O comício do presidente americano, no sábado (20), foi o exemplo mais bem acabado da cartilha trumpiana que defende os interesses pessoais - e eleitorais - acima do bem comum e das vidas humanas. Mais: representa o pensamento de uma autoridade que até pode ter entendido o barulho das ruas depois da morte de George Floyd, mas faz questão de contrariá-lo para agradar a seus eleitores e angariar votos.
Ato 1 - O palco escolhido para aquele que foi o primeiro comício do novo normal: Tulsa, no Estado de Oklahoma, e todo o seu significado. O bairro foi local do massacre de 1921, quando multidões brancas saquearam empresas e casas de negros, matando centenas de pessoas - o número até hoje é alvo de divergências.
Ato 2 - A data: o comício ocorreu um dia depois do Juneteenth, união das palavras "19 de junho", em inglês, que marca o fim da escravidão no país. O evento seria no próprio dia 19, e Donald Trump o adiou por conselho de seus assessores, mesmo contra sua vontade.
Mas não se engane: o presidente não estava lá para homenagear a luta dos negros ou em desagravo a Floyd depois do que o mundo gritou contra seu assassinato. Tanto que o presidente discursou no BOK Center por duas horas e não citou o feriado nem fez referência à luta por igualdade racial ou contra a violência policial. Ao contrário, criticou quem foi às ruas protestar (“desordeiros”), acusou-os de profanar a história do país e derrubar monumentos (“demolir nossa herança”) e criticou quem se ajoelha diante do hino nacional em um gesto contra o racismo (“vamos ficar orgulhosos e de pé”).
Trump fala para seus eleitores: brancos, héteros, defensores do uso de armas e protetores da “lei e da ordem”, como parece ser seu slogan para a eleição de novembro. Para muitos, não apenas o palco é perfeito como a desobediência às recomendações de autoridades de saúde soa como música. Prova disso era o gesto que muitos militantes repetiam ao entrar na arena de Tulsa: as máscaras distribuídas pela organização tinham como destino o lixo. Para que equipamento de proteção se o próprio presidente, a maior autoridade da nação, nega a gravidade da pandemia e diria, horas depois, ao público que ordenara que se diminuísse o ritmo dos testes para coronavírus? Segundo Trump, os exames são uma “faca de dois gumes” porque levam à descoberta de mais casos. Ora, nações que conseguiram domar o vírus são exatamente aquelas que testaram muito, rastrearam os contatos dos pacientes infectados e fizeram o isolamento social (algo que o próprio comício contrariou).

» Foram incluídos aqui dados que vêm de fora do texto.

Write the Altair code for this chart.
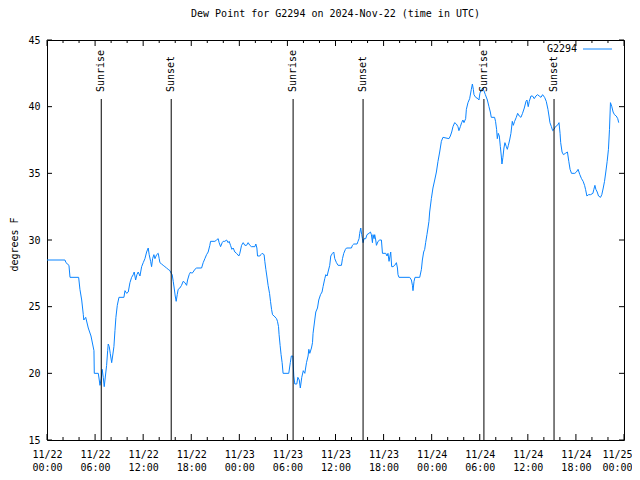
import altair as alt
import pandas as pd

TITLE = "Dew Point for G2294 on 2024-Nov-22 (time in UTC)"
SERIES_NAME = "G2294"
Y_TITLE = "degrees F"

# hours after 2024-11-22 00:00 UTC
hours = [
    0.00, 2.24, 2.37, 2.74, 2.87, 3.95, 4.11, 4.33, 4.53, 4.59, 4.83, 5.15, 5.49, 5.86, 5.90, 6.40,
    6.52, 6.61, 6.77, 6.89, 7.02, 7.14, 7.29, 7.44, 7.57, 7.64, 7.77, 7.89, 8.07, 8.19, 8.35, 8.48,
    8.60, 8.77, 8.98, 9.60, 9.73, 9.94, 10.14, 10.35, 10.56, 10.76, 10.88, 11.06, 11.22, 11.38, 11.60,
    11.81, 12.01, 12.22, 12.43, 12.63, 12.75, 12.93, 13.05, 13.18, 13.34, 13.47, 13.68, 13.88, 14.00,
    14.09, 14.30, 14.50, 14.71, 14.92, 15.12, 15.34, 15.50, 15.62, 15.75, 15.87, 16.00, 16.12, 16.25,
    16.37, 16.58, 16.79, 16.99, 17.21, 17.42, 17.54, 17.74, 17.92, 18.08, 18.24, 18.45, 18.67, 19.29,
    19.49, 19.70, 19.91, 20.11, 20.32, 20.41, 20.95, 21.16, 21.36, 21.48, 21.66, 21.86, 21.98, 22.19,
    22.41, 22.60, 22.73, 22.90, 23.07, 23.23, 23.44, 23.65, 23.94, 24.06, 24.28, 24.48, 24.69, 24.90,
    25.10, 25.31, 25.52, 25.94, 26.06, 26.19, 26.27, 26.56, 26.68, 26.84, 27.09, 27.18, 27.31, 27.43,
    27.59, 27.77, 27.89, 28.02, 28.14, 28.34, 28.64, 28.76, 28.89, 28.96, 29.09, 29.21, 29.34, 29.46,
    30.17, 30.36, 30.49, 30.67, 30.80, 30.92, 31.17, 31.30, 31.48, 31.61, 31.79, 31.98, 32.17, 32.38,
    32.58, 32.67, 32.79, 33.00, 33.13, 33.20, 33.41, 33.54, 33.75, 33.91, 34.13, 34.32, 34.45, 34.66,
    34.79, 34.95, 35.07, 35.28, 35.41, 35.62, 35.78, 35.91, 36.12, 36.32, 36.74, 36.87, 37.03, 37.24,
    37.37, 37.99, 38.11, 38.28, 38.69, 38.81, 38.94, 39.02, 39.15, 39.27, 39.36, 39.44, 39.56, 39.77,
    39.93, 40.18, 40.36, 40.48, 40.61, 40.68, 40.81, 40.89, 41.02, 41.11, 41.31, 41.52, 41.73, 41.86,
    42.27, 42.43, 42.55, 42.68, 42.80, 42.89, 43.01, 43.18, 43.39, 43.60, 43.73, 43.80, 43.92, 45.26,
    45.47, 45.60, 45.67, 45.80, 45.92, 46.51, 46.72, 46.84, 47.00, 47.13, 47.25, 47.41, 47.54, 47.66,
    47.75, 47.96, 48.16, 48.38, 48.59, 48.79, 49.00, 49.21, 49.41, 50.16, 50.33, 50.50, 50.66, 50.87,
    51.08, 51.28, 51.40, 51.58, 51.74, 51.90, 52.03, 52.24, 52.33, 52.53, 52.74, 52.95, 53.08, 53.20,
    53.28, 53.49, 53.78, 53.90, 54.02, 54.20, 54.40, 54.52, 54.70, 54.95, 55.15, 55.32, 55.44, 55.85,
    55.97, 56.10, 56.19, 56.31, 56.44, 56.57, 56.69, 56.77, 56.89, 57.02, 57.14, 57.32, 57.44, 57.57,
    57.73, 57.89, 58.06, 58.19, 58.35, 58.56, 58.73, 58.93, 59.14, 59.34, 59.56, 59.77, 59.89, 60.05,
    60.18, 60.39, 60.59, 60.80, 61.01, 61.21, 61.42, 61.64, 61.84, 62.09, 62.30, 62.51, 62.64, 62.76,
    62.94, 63.10, 63.27, 63.44, 63.69, 63.89, 64.02, 64.10, 64.27, 64.44, 64.69, 64.94, 65.11, 65.27,
    65.45, 65.86, 66.06, 66.27, 66.49, 66.70, 66.90, 67.08, 67.20, 67.37, 67.58, 67.83, 68.12, 68.24,
    68.37, 68.49, 68.66, 68.82, 69.07, 69.23, 69.41, 69.57, 69.73, 69.90, 70.06, 70.19, 70.31, 70.48,
    70.64, 70.81, 71.03, 71.22, 71.34,
]
dew_f = [
    28.5, 28.5, 28.3, 28.1, 27.2, 27.2, 26.3, 25.5, 24.4, 24.0, 24.2, 23.4, 22.8, 21.7, 20.0, 20.0,
    19.5, 19.1, 19.6, 20.3, 19.7, 19.0, 19.8, 20.6, 21.7, 22.2, 22.0, 21.5, 20.8, 21.3, 22.0, 23.2,
    24.2, 25.1, 25.7, 25.7, 26.2, 26.0, 26.1, 26.8, 27.2, 27.4, 27.6, 27.0, 27.4, 27.6, 27.3,
    28.0, 28.3, 28.6, 29.1, 29.4, 28.9, 28.4, 28.0, 28.6, 28.9, 28.6, 28.9, 29.0, 28.6,
    28.3, 28.2, 28.1, 28.0, 27.9, 27.8, 27.7, 27.5, 27.4, 26.9, 26.4, 25.8, 25.4, 25.9,
    26.3, 26.4, 26.6, 26.9, 26.8, 26.6, 27.0, 27.4, 27.6, 27.5, 27.6, 27.8, 27.9, 27.9,
    28.3, 28.6, 28.9, 29.1, 29.6, 29.9, 29.9, 30.0, 30.1, 29.8, 29.5, 29.8, 29.9, 29.9,
    30.0, 29.8, 29.9, 29.6, 29.3, 29.4, 29.1, 29.0, 28.8, 29.0, 29.6, 29.8, 29.6, 29.6,
    29.8, 29.6, 29.5, 29.5, 29.7, 29.4, 28.8, 28.8, 28.9, 29.0, 28.9, 28.4, 27.8, 27.3,
    26.6, 26.0, 25.4, 24.8, 24.4, 24.3, 24.1, 23.9, 23.5, 22.9, 22.1, 21.4, 20.8, 20.0,
    20.0, 20.8, 21.3, 21.3, 19.8, 19.2, 19.2, 19.7, 19.5, 18.9, 19.7, 20.2, 20.0, 20.8,
    21.3, 21.8, 21.5, 21.9, 22.3, 23.0, 24.0, 24.6, 24.9, 25.5, 25.9, 26.1, 26.5, 27.1,
    27.4, 27.3, 27.6, 28.1, 28.8, 29.0, 29.1, 28.6, 28.3, 28.1, 28.1, 28.6, 29.0, 29.3,
    29.4, 29.4, 29.6, 29.7, 29.7, 29.9, 30.1, 30.5, 30.9, 30.4, 30.1, 29.8, 30.1, 30.1,
    30.4, 30.5, 30.6, 30.4, 29.8, 30.4, 30.1, 30.4, 30.0, 29.6, 29.9, 30.0, 30.0, 29.0,
    29.0, 28.8, 29.0, 28.4, 28.8, 29.1, 28.0, 28.0, 28.1, 28.3, 27.9, 27.4, 27.2, 27.2,
    27.0, 26.6, 26.2, 26.9, 27.2, 27.2, 27.8, 28.5, 29.1, 29.3, 29.8, 30.4, 30.9, 31.4,
    32.1, 33.1, 33.9, 34.5, 35.1, 35.9, 36.6, 37.4, 37.7, 37.6, 37.8, 38.1, 38.5, 38.8,
    38.7, 38.5, 38.2, 38.5, 38.8, 39.0, 38.8, 39.1, 39.8, 40.3, 40.6, 41.3, 41.7, 41.3,
    40.9, 40.7, 40.6, 40.5, 41.0, 41.3, 41.4, 41.2, 40.9, 40.5, 40.0, 39.6, 39.2, 39.2,
    38.9, 38.3, 37.6, 38.0, 37.8, 37.0, 36.3, 35.7, 36.2, 36.9, 37.3, 37.0, 36.8, 37.1,
    37.5, 38.0, 38.9, 38.6, 38.9, 39.2, 39.5, 39.3, 39.2, 39.5, 39.9, 40.4, 40.5, 40.0,
    40.4, 40.8, 40.8, 40.6, 40.8, 40.9, 40.8, 40.7, 40.9, 40.7, 40.4, 39.8, 39.3, 38.8,
    38.5, 38.2, 38.3, 38.5, 38.6, 38.8, 38.0, 37.3, 36.6, 36.4, 36.5, 36.6, 35.9, 35.3,
    35.0, 35.0, 35.1, 35.3, 34.9, 34.6, 34.4, 34.1, 33.8, 33.3, 33.4, 33.4, 33.5, 33.8,
    34.1, 33.8, 33.6, 33.3, 33.2, 33.4, 33.9, 34.4, 35.1, 35.9, 36.8, 38.3, 40.3, 40.0,
    39.6, 39.4, 39.3, 39.1, 38.8,
]

event_hours = [6.77, 15.50, 30.71, 39.44, 54.52, 63.27]
event_names = ["Sunrise", "Sunset", "Sunrise", "Sunset", "Sunrise", "Sunset"]

x_major_ticks = list(range(0, 73, 6))
x_minor_ticks = [h for h in range(0, 73, 2) if h % 6]
y_ticks = [15, 20, 25, 30, 35, 40, 45]

W, H = 577, 400
FONT = "DejaVu Sans Mono"
LINE_COLOR = "#0a84ff"

df = pd.DataFrame({"h": hours, "dew": dew_f})
ev = pd.DataFrame({"h": event_hours, "name": event_names})
xmaj = pd.DataFrame({"h": x_major_ticks})
xmin = pd.DataFrame({"h": x_minor_ticks})
yt = pd.DataFrame({"dew": y_ticks})
leg = pd.DataFrame({"name": [SERIES_NAME]})

xscale = alt.Scale(domain=[0, 72], nice=False, zero=False)
yscale = alt.Scale(domain=[15, 45], nice=False, zero=False)

label_expr = ("['11/' + (22 + floor(datum.value / 24)), "
              "pad(datum.value % 24, 2, '0', 'left') + ':00']")

line = alt.Chart(df).mark_line(color=LINE_COLOR, strokeWidth=1, clip=True).encode(
    x=alt.X("h:Q", scale=xscale, title=None, axis=alt.Axis(
        values=x_major_ticks, title=None, ticks=False, domain=False, grid=False,
        labelExpr=label_expr, labelPadding=9, labelLineHeight=13, labelFontSize=10,
        labelFont=FONT, labelOverlap=False, labelFlush=False, labelColor="black",
        labelBaseline="top",
        labelOffset={"condition": {"test": "datum.value == 72", "value": -7}, "value": 0})),
    y=alt.Y("dew:Q", scale=yscale, title=Y_TITLE, axis=alt.Axis(
        values=y_ticks, title=Y_TITLE, ticks=False, domain=False, grid=False,
        labelPadding=7, labelFontSize=10, labelFont=FONT, labelColor="black",
        labelOverlap=False, labelFlush=False,
        titleFont=FONT, titleFontSize=10, titleFontWeight="normal", titleColor="black",
        titleX=-33, titleY=204, titleAlign="center", titleBaseline="middle")),
)

ev_rules = alt.Chart(ev).mark_rule(color="black", strokeWidth=1).encode(
    x=alt.X("h:Q", title=None), y=alt.value(59), y2=alt.value(H))
ev_text = alt.Chart(ev).mark_text(angle=270, align="left", baseline="middle",
                                  font=FONT, fontSize=10, color="black").encode(
    x=alt.X("h:Q", title=None), y=alt.value(52), text="name:N")

def xticks(data, length):
    b = alt.Chart(data).mark_rule(color="black").encode(
        x=alt.X("h:Q", title=None), y=alt.value(H), y2=alt.value(H - length))
    t = alt.Chart(data).mark_rule(color="black").encode(
        x=alt.X("h:Q", title=None), y=alt.value(0), y2=alt.value(length))
    return [b, t]

yl = alt.Chart(yt).mark_rule(color="black").encode(
    y=alt.Y("dew:Q", title=Y_TITLE), x=alt.value(0), x2=alt.value(5))
yr = alt.Chart(yt).mark_rule(color="black").encode(
    y=alt.Y("dew:Q", title=Y_TITLE), x=alt.value(W), x2=alt.value(W - 5))

leg_text = alt.Chart(leg).mark_text(align="right", baseline="middle", font=FONT,
                                    fontSize=10, color="black").encode(
    x=alt.value(530), y=alt.value(9), text="name:N")
leg_line = alt.Chart(leg).mark_rule(color=LINE_COLOR, strokeWidth=1).encode(
    x=alt.value(536), x2=alt.value(565), y=alt.value(9))

layers = [line, ev_rules, ev_text] + xticks(xmaj, 6) + xticks(xmin, 3) + [yl, yr, leg_text, leg_line]

chart = alt.layer(*layers).properties(
    width=W, height=H,
    title=alt.TitleParams(TITLE, font=FONT, fontSize=10, fontWeight="normal",
                          color="black", offset=16),
    padding={"left": 39, "top": 32, "right": 8, "bottom": 32},
    autosize=alt.AutoSizeParams(type="none"),
    background="white",
).configure_view(stroke="black", strokeWidth=1)

chart.save("out.html", embed_options={"renderer": "svg", "actions": False})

Enquanto o país contabiliza 2,2 milhões de infectados e 119 mil mortes, Trump fala para o seu público, joga para a torcida. Uma torcida, aliás, que para participar do comício, ao obter os ingressos, precisava concordar com um termo que dizia: “Ao clicar na confirmação abaixo, você reconhece que existe um risco inerente de exposição à covid-19”.